What you will do: Leaving out the pictures, retype all the material exactly.

Provided material:

-------

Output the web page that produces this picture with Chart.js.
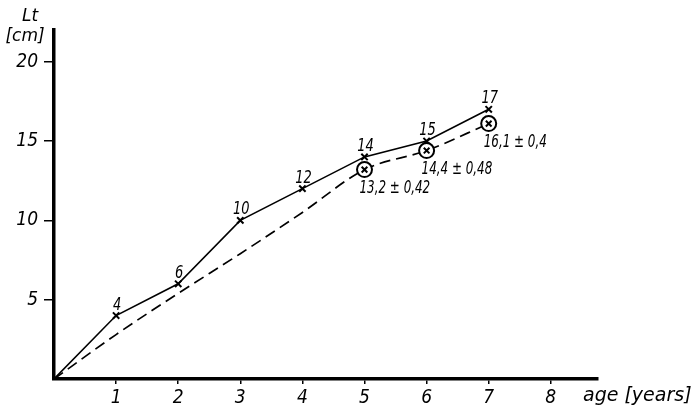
<!DOCTYPE html>
<html>
<head>
<meta charset="utf-8">
<script src="https://cdn.jsdelivr.net/npm/chart.js@4/dist/chart.umd.min.js"></script>
<style>
  html, body { margin: 0; padding: 0; background: #fff; }
  #wrap { width: 700px; height: 418px; position: relative; }
</style>
</head>
<body>
<div id="wrap"><canvas id="c" width="700" height="418"></canvas></div>
<script>
// ---- data ----
const ages = [0, 1, 2, 3, 4, 5, 6, 7];
const lengthObserved = [0, 4, 6, 10, 12, 14, 15, 17];
const observedLabels = ['', '4', '6', '10', '12', '14', '15', '17'];
const lengthMeanCurve = [0, 2.8, 5.4, 7.9, 10.5, 13.2, 14.4, 16.1];
const meanAges = [5, 6, 7];
const meanValues = [13.2, 14.4, 16.1];
const meanLabels = ['13,2 ± 0,42', '14,4 ± 0,48', '16,1 ± 0,4'];
const xTicks = [1, 2, 3, 4, 5, 6, 7, 8];
const yTicks = [5, 10, 15, 20];
const xTitle = 'age [years]';
const yTitle1 = 'Lt';
const yTitle2 = '[cm]';

const NARROW = '"DejaVu Sans Condensed", "DejaVu Sans", sans-serif';
const WIDE = '"DejaVu Sans", sans-serif';

function narrowText(ctx, text, x, y, sx) {
  ctx.save();
  ctx.translate(x, y);
  ctx.scale(sx, 1);
  ctx.fillText(text, 0, 0);
  ctx.restore();
}

const textPlugin = {
  id: 'textPlugin',
  afterDatasetsDraw(chart) {
    const ctx = chart.ctx;
    const xs = chart.scales.x, ys = chart.scales.y;
    ctx.save();
    ctx.fillStyle = '#000';
    ctx.font = 'italic 17px ' + NARROW;
    ctx.textAlign = 'center';
    ctx.textBaseline = 'alphabetic';
    ages.forEach((a, i) => {
      if (!observedLabels[i]) return;
      const px = xs.getPixelForValue(a);
      const py = ys.getPixelForValue(lengthObserved[i]);
      narrowText(ctx, observedLabels[i], px + 1, py - 6, 0.85);
    });
    ctx.textAlign = 'left';
    ctx.textBaseline = 'middle';
    meanAges.forEach((a, i) => {
      const px = xs.getPixelForValue(a);
      const py = ys.getPixelForValue(meanValues[i]);
      narrowText(ctx, meanLabels[i], px - 5, py + 19, 0.78);
    });
    // axis titles
    const ca = chart.chartArea;
    ctx.font = 'italic 19px ' + WIDE;
    ctx.textAlign = 'left';
    ctx.fillText(xTitle, ca.right - 15, ca.bottom + 17);
    ctx.textAlign = 'center';
    ctx.font = 'italic 17px ' + WIDE;
    ctx.fillText(yTitle1, 30, 17);
    ctx.fillText(yTitle2, 25, 37);
    ctx.restore();
  }
};

new Chart(document.getElementById('c'), {
  type: 'line',
  data: {
    datasets: [
      {
        label: 'cross overlay',
        data: meanAges.map((a, i) => ({ x: a, y: meanValues[i] })),
        showLine: false,
        pointStyle: 'crossRot',
        pointRadius: 4,
        pointBorderWidth: 2,
        borderColor: '#000',
        backgroundColor: '#000',
        order: 0
      },
      {
        label: 'mean circles',
        data: meanAges.map((a, i) => ({ x: a, y: meanValues[i] })),
        showLine: false,
        pointStyle: 'circle',
        pointRadius: 7.5,
        pointBorderWidth: 2,
        borderColor: '#000',
        backgroundColor: '#fff',
        order: 1
      },
      {
        label: 'observed',
        data: ages.map((a, i) => ({ x: a, y: lengthObserved[i] })),
        borderColor: '#000',
        borderWidth: 1.6,
        pointStyle: 'crossRot',
        pointRadius: ages.map((a, i) => i === 0 ? 0 : 4.5),
        pointBorderWidth: 2,
        pointBorderColor: '#000',
        fill: false,
        tension: 0,
        order: 2
      },
      {
        label: 'mean curve',
        data: ages.map((a, i) => ({ x: a, y: lengthMeanCurve[i] })),
        borderColor: '#000',
        borderWidth: 1.7,
        borderDash: [11, 6],
        pointRadius: 0,
        fill: false,
        cubicInterpolationMode: 'monotone',
        order: 3
      }
    ]
  },
  options: {
    responsive: false,
    animation: false,
    events: [],
    layout: { padding: { top: 30, right: 102, left: 0, bottom: 0 } },
    plugins: { legend: { display: false }, tooltip: { enabled: false } },
    scales: {
      x: {
        type: 'linear',
        min: 0,
        max: 8.76,
        afterBuildTicks: s => { s.ticks = xTicks.map(v => ({ value: v })); },
        afterFit: s => { s.height = 39; },
        grid: { drawOnChartArea: false, drawTicks: true, tickLength: 5, color: '#000', lineWidth: 1.5 },
        border: { display: true, color: '#000', width: 3.5 },
        ticks: { font: { family: NARROW, size: 19, style: 'italic' }, color: '#000', padding: 3, autoSkip: false, maxRotation: 0 }
      },
      y: {
        min: 0,
        max: 22,
        afterBuildTicks: s => { s.ticks = yTicks.map(v => ({ value: v })); },
        afterFit: s => { s.width = 54; },
        grid: { drawOnChartArea: false, drawTicks: true, tickLength: 10, color: '#000', lineWidth: 1.5 },
        border: { display: true, color: '#000', width: 3.5 },
        ticks: { font: { family: NARROW, size: 19, style: 'italic' }, color: '#000', padding: 6 }
      }
    }
  },
  plugins: [textPlugin]
});
</script>
</body>
</html>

-------

Answer for the task:
Output the web page that produces this picture with Chart.js.
<!DOCTYPE html>
<html>
<head>
<meta charset="utf-8">
<script src="https://cdn.jsdelivr.net/npm/chart.js@4/dist/chart.umd.min.js"></script>
<style>
  html, body { margin: 0; padding: 0; background: #fff; }
  #wrap { width: 700px; height: 418px; position: relative; }
</style>
</head>
<body>
<div id="wrap"><canvas id="c" width="700" height="418"></canvas></div>
<script>
// ---- data ----
const ages = [0, 1, 2, 3, 4, 5, 6, 7];
const lengthObserved = [0, 4, 6, 10, 12, 14, 15, 17];
const observedLabels = ['', '4', '6', '10', '12', '14', '15', '17'];
const lengthMeanCurve = [0, 2.8, 5.4, 7.9, 10.5, 13.2, 14.4, 16.1];
const meanAges = [5, 6, 7];
const meanValues = [13.2, 14.4, 16.1];
const meanLabels = ['13,2 ± 0,42', '14,4 ± 0,48', '16,1 ± 0,4'];
const xTicks = [1, 2, 3, 4, 5, 6, 7, 8];
const yTicks = [5, 10, 15, 20];
const xTitle = 'age [years]';
const yTitle1 = 'Lt';
const yTitle2 = '[cm]';

const NARROW = '"DejaVu Sans Condensed", "DejaVu Sans", sans-serif';
const WIDE = '"DejaVu Sans", sans-serif';

function narrowText(ctx, text, x, y, sx) {
  ctx.save();
  ctx.translate(x, y);
  ctx.scale(sx, 1);
  ctx.fillText(text, 0, 0);
  ctx.restore();
}

const textPlugin = {
  id: 'textPlugin',
  afterDatasetsDraw(chart) {
    const ctx = chart.ctx;
    const xs = chart.scales.x, ys = chart.scales.y;
    ctx.save();
    ctx.fillStyle = '#000';
    ctx.font = 'italic 17px ' + NARROW;
    ctx.textAlign = 'center';
    ctx.textBaseline = 'alphabetic';
    ages.forEach((a, i) => {
      if (!observedLabels[i]) return;
      const px = xs.getPixelForValue(a);
      const py = ys.getPixelForValue(lengthObserved[i]);
      narrowText(ctx, observedLabels[i], px + 1, py - 6, 0.85);
    });
    ctx.textAlign = 'left';
    ctx.textBaseline = 'middle';
    meanAges.forEach((a, i) => {
      const px = xs.getPixelForValue(a);
      const py = ys.getPixelForValue(meanValues[i]);
      narrowText(ctx, meanLabels[i], px - 5, py + 19, 0.78);
    });
    // axis titles
    const ca = chart.chartArea;
    ctx.font = 'italic 19px ' + WIDE;
    ctx.textAlign = 'left';
    ctx.fillText(xTitle, ca.right - 15, ca.bottom + 17);
    ctx.textAlign = 'center';
    ctx.font = 'italic 17px ' + WIDE;
    ctx.fillText(yTitle1, 30, 17);
    ctx.fillText(yTitle2, 25, 37);
    ctx.restore();
  }
};

new Chart(document.getElementById('c'), {
  type: 'line',
  data: {
    datasets: [
      {
        label: 'cross overlay',
        data: meanAges.map((a, i) => ({ x: a, y: meanValues[i] })),
        showLine: false,
        pointStyle: 'crossRot',
        pointRadius: 4,
        pointBorderWidth: 2,
        borderColor: '#000',
        backgroundColor: '#000',
        order: 0
      },
      {
        label: 'mean circles',
        data: meanAges.map((a, i) => ({ x: a, y: meanValues[i] })),
        showLine: false,
        pointStyle: 'circle',
        pointRadius: 7.5,
        pointBorderWidth: 2,
        borderColor: '#000',
        backgroundColor: '#fff',
        order: 1
      },
      {
        label: 'observed',
        data: ages.map((a, i) => ({ x: a, y: lengthObserved[i] })),
        borderColor: '#000',
        borderWidth: 1.6,
        pointStyle: 'crossRot',
        pointRadius: ages.map((a, i) => i === 0 ? 0 : 4.5),
        pointBorderWidth: 2,
        pointBorderColor: '#000',
        fill: false,
        tension: 0,
        order: 2
      },
      {
        label: 'mean curve',
        data: ages.map((a, i) => ({ x: a, y: lengthMeanCurve[i] })),
        borderColor: '#000',
        borderWidth: 1.7,
        borderDash: [11, 6],
        pointRadius: 0,
        fill: false,
        cubicInterpolationMode: 'monotone',
        order: 3
      }
    ]
  },
  options: {
    responsive: false,
    animation: false,
    events: [],
    layout: { padding: { top: 30, right: 102, left: 0, bottom: 0 } },
    plugins: { legend: { display: false }, tooltip: { enabled: false } },
    scales: {
      x: {
        type: 'linear',
        min: 0,
        max: 8.76,
        afterBuildTicks: s => { s.ticks = xTicks.map(v => ({ value: v })); },
        afterFit: s => { s.height = 39; },
        grid: { drawOnChartArea: false, drawTicks: true, tickLength: 5, color: '#000', lineWidth: 1.5 },
        border: { display: true, color: '#000', width: 3.5 },
        ticks: { font: { family: NARROW, size: 19, style: 'italic' }, color: '#000', padding: 3, autoSkip: false, maxRotation: 0 }
      },
      y: {
        min: 0,
        max: 22,
        afterBuildTicks: s => { s.ticks = yTicks.map(v => ({ value: v })); },
        afterFit: s => { s.width = 54; },
        grid: { drawOnChartArea: false, drawTicks: true, tickLength: 10, color: '#000', lineWidth: 1.5 },
        border: { display: true, color: '#000', width: 3.5 },
        ticks: { font: { family: NARROW, size: 19, style: 'italic' }, color: '#000', padding: 6 }
      }
    }
  },
  plugins: [textPlugin]
});
</script>
</body>
</html>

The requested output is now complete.